Written request
Copy each line of the data below with the word "would".

Start of Given information

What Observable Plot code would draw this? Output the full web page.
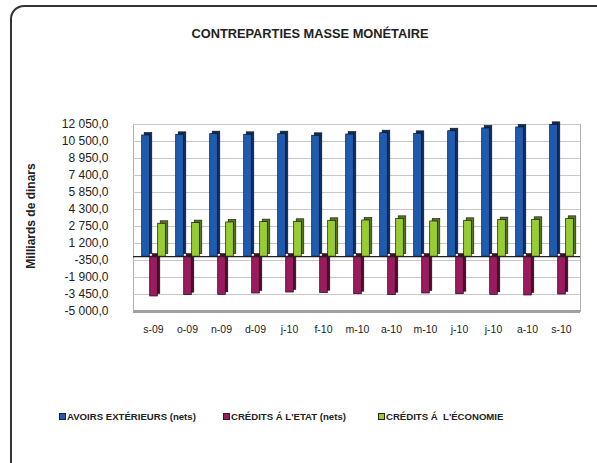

End of Given information
Start of Given information

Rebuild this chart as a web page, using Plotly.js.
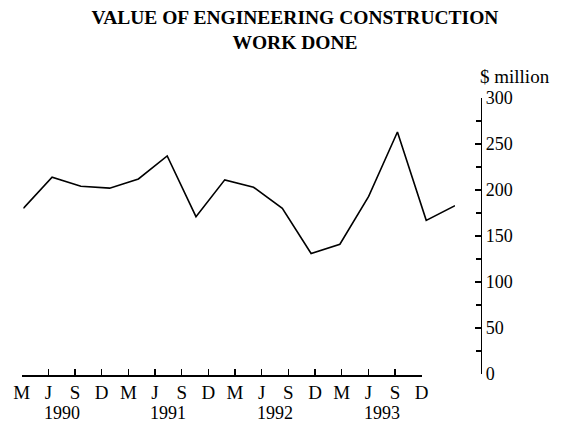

End of Given information
Start of Given information

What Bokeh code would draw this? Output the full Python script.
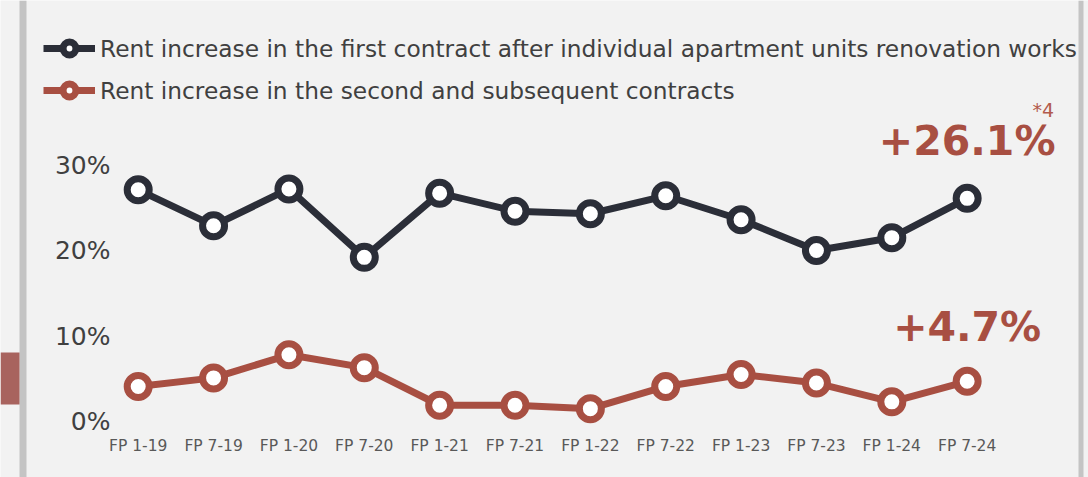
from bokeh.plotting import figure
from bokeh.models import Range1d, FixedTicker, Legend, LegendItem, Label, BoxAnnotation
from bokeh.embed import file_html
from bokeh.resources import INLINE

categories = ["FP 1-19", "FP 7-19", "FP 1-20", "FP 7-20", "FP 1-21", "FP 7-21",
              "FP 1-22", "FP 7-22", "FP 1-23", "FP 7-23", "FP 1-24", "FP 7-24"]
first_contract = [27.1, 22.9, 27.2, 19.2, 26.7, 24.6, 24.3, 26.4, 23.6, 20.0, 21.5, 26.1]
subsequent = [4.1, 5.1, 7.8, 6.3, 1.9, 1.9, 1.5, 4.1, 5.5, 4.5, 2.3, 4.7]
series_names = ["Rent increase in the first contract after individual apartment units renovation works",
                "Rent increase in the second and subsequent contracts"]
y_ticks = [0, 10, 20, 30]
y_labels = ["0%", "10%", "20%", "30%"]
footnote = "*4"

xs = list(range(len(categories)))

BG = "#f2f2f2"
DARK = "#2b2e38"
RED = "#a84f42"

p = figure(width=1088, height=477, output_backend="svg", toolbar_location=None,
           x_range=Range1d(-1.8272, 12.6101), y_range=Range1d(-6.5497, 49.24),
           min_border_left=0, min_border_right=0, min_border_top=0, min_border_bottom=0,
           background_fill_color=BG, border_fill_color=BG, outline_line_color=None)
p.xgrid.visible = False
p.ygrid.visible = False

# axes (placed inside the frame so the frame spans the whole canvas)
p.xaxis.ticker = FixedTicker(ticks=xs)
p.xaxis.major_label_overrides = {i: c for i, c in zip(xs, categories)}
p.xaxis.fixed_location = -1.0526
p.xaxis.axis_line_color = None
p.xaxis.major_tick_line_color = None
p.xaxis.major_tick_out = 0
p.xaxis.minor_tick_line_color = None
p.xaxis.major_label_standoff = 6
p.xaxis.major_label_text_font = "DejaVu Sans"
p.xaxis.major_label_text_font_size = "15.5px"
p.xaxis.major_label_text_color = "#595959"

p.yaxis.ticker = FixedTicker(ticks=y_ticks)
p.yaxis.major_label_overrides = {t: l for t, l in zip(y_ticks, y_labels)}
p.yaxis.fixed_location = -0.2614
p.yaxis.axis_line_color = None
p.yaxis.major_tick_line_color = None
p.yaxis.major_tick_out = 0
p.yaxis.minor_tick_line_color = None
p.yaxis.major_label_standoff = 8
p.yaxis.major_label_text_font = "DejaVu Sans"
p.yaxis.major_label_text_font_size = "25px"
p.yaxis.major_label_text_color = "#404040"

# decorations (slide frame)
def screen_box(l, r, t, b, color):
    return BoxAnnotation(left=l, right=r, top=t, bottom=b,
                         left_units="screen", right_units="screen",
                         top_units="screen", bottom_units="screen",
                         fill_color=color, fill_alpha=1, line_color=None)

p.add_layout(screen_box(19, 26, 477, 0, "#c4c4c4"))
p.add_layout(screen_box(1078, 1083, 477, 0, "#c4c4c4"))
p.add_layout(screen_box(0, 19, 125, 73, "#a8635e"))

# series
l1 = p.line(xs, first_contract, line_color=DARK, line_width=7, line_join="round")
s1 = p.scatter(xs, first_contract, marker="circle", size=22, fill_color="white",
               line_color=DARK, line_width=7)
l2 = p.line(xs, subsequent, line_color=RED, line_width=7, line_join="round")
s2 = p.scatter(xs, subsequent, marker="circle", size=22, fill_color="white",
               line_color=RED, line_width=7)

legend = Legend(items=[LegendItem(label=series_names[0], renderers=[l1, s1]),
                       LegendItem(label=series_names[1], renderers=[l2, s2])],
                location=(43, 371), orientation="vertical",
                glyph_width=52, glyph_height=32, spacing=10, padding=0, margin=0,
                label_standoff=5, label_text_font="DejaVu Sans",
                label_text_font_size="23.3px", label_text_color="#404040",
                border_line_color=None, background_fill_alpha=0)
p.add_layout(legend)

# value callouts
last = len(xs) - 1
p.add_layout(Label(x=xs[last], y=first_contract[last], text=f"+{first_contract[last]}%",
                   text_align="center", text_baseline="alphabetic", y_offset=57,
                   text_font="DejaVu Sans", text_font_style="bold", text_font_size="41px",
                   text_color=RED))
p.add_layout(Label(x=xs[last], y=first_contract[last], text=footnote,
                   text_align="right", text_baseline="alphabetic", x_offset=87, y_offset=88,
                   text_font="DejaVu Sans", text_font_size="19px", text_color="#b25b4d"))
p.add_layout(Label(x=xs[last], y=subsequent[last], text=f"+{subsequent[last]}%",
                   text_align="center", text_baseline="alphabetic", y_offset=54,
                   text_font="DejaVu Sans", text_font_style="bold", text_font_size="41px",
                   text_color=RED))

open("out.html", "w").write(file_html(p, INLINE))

End of Given information

Exercise response
What Observable Plot code would draw this? Output the full web page.
What Bokeh code would draw this? Output the full Python script.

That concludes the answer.